WORK TO COMPLETE: Skip the pictures. Set down, word for word, the lines from the start of the material up to and including the line with "ax = fig.add_axes([88".

RECORDED INFORMATION:
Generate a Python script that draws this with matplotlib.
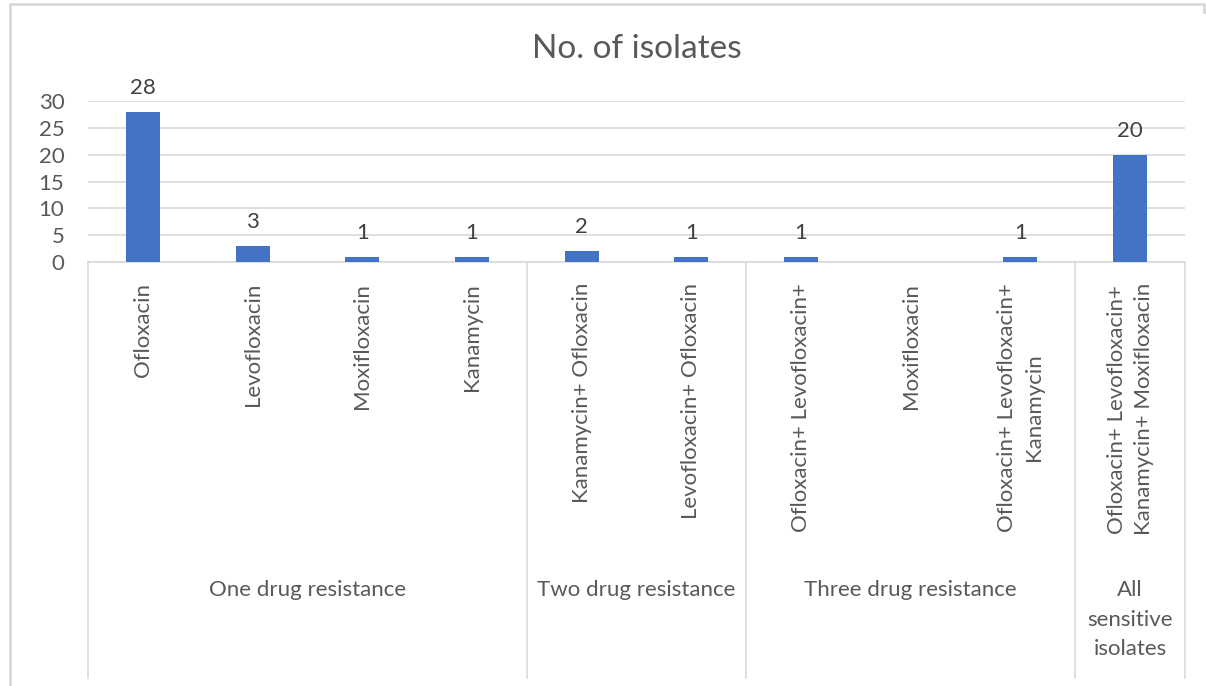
import numpy as np
import matplotlib.pyplot as plt
from matplotlib.lines import Line2D
from matplotlib.transforms import blended_transform_factory

plt.rcParams['font.family'] = ['Lato', 'DejaVu Sans']

# Data
drugs = ["Ofloxacin", "Levofloxacin", "Moxifloxacin", "Kanamycin",
         "Kanamycin+ Ofloxacin", "Levofloxacin+ Ofloxacin",
         "Ofloxacin+ Levofloxacin+", "Moxifloxacin",
         "Ofloxacin+ Levofloxacin+\nKanamycin",
         "Ofloxacin+ Levofloxacin+\nKanamycin+ Moxifloxacin"]
isolates = [28, 3, 1, 1, 2, 1, 1, np.nan, 1, 20]
groups = ["One drug resistance", "Two drug resistance",
          "Three drug resistance", "All\nsensitive\nisolates"]
group_sizes = [4, 2, 3, 1]

bar_color = "#4472C4"
text_color = "#595959"
grid_color = "#D9D9D9"

W, H = 1206, 686
fig = plt.figure(figsize=(W / 100, H / 100), dpi=100)
ax = fig.add_axes([88 / W, 1 - 262 / H, (1185 - 88) / W, 161 / H])

x = np.arange(len(drugs))
bars = ax.bar(x, isolates, width=0.31, color=bar_color, zorder=3)
for xi, v in zip(x, isolates):
    if not np.isnan(v):
        ax.annotate(f"{int(v)}", (xi, v), xytext=(0, 10), textcoords="offset points",
                    ha="center", va="bottom", fontsize=16, color="#404040")

ax.set_xlim(-0.5, len(drugs) - 0.5)
ax.set_ylim(0, 30)
ax.set_yticks(range(0, 31, 5))
ax.tick_params(axis="y", length=0, labelsize=16, labelcolor=text_color, pad=17)
ax.set_xticks([])
ax.grid(axis="y", color=grid_color, linewidth=1.2, zorder=0)
for s in ["left", "right", "top"]:
    ax.spines[s].set_visible(False)
ax.spines["bottom"].set_color(grid_color)
ax.spines["bottom"].set_linewidth(1.2)

ax.set_title("No. of isolates", fontsize=24, color=text_color, pad=31)

# Multi-level category axis below the plot
tr = blended_transform_factory(ax.transData, fig.transFigure)
for xi, name in zip(x, drugs):
    ax.text(xi, 1 - 283 / H, name, transform=tr, rotation=90, ha="center", va="top",
            multialignment="center", fontsize=16, color=text_color, linespacing=1.45)

edges = np.concatenate([[0], np.cumsum(group_sizes)]) - 0.5
for e in edges:
    fig.add_artist(Line2D([e, e], [1 - 262 / H, 1 - 678 / H], transform=tr,
                          color=grid_color, linewidth=1.2))
for g, a, b in zip(groups, edges[:-1], edges[1:]):
    ax.text((a + b) / 2, 1 - 580 / H, g, transform=tr, ha="center", va="top",
            fontsize=16, color=text_color, linespacing=1.6)

# Outer chart frame
fig.add_artist(Line2D([10 / W, 10 / W, 1204 / W, 1204 / W],
                      [0, 1 - 4 / H, 1 - 4 / H, 1 - 12 / H],
                      transform=fig.transFigure, color=grid_color, linewidth=2))

fig.savefig("out.png", dpi=100, facecolor="white")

ANSWER TO THIS EXERCISE:
Generate a Python script that draws this with matplotlib.
import numpy as np
import matplotlib.pyplot as plt
from matplotlib.lines import Line2D
from matplotlib.transforms import blended_transform_factory

plt.rcParams['font.family'] = ['Lato', 'DejaVu Sans']

# Data
drugs = ["Ofloxacin", "Levofloxacin", "Moxifloxacin", "Kanamycin",
         "Kanamycin+ Ofloxacin", "Levofloxacin+ Ofloxacin",
         "Ofloxacin+ Levofloxacin+", "Moxifloxacin",
         "Ofloxacin+ Levofloxacin+\nKanamycin",
         "Ofloxacin+ Levofloxacin+\nKanamycin+ Moxifloxacin"]
isolates = [28, 3, 1, 1, 2, 1, 1, np.nan, 1, 20]
groups = ["One drug resistance", "Two drug resistance",
          "Three drug resistance", "All\nsensitive\nisolates"]
group_sizes = [4, 2, 3, 1]

bar_color = "#4472C4"
text_color = "#595959"
grid_color = "#D9D9D9"

W, H = 1206, 686
fig = plt.figure(figsize=(W / 100, H / 100), dpi=100)
ax = fig.add_axes([88 / W, 1 - 262 / H, (1185 - 88) / W, 161 / H])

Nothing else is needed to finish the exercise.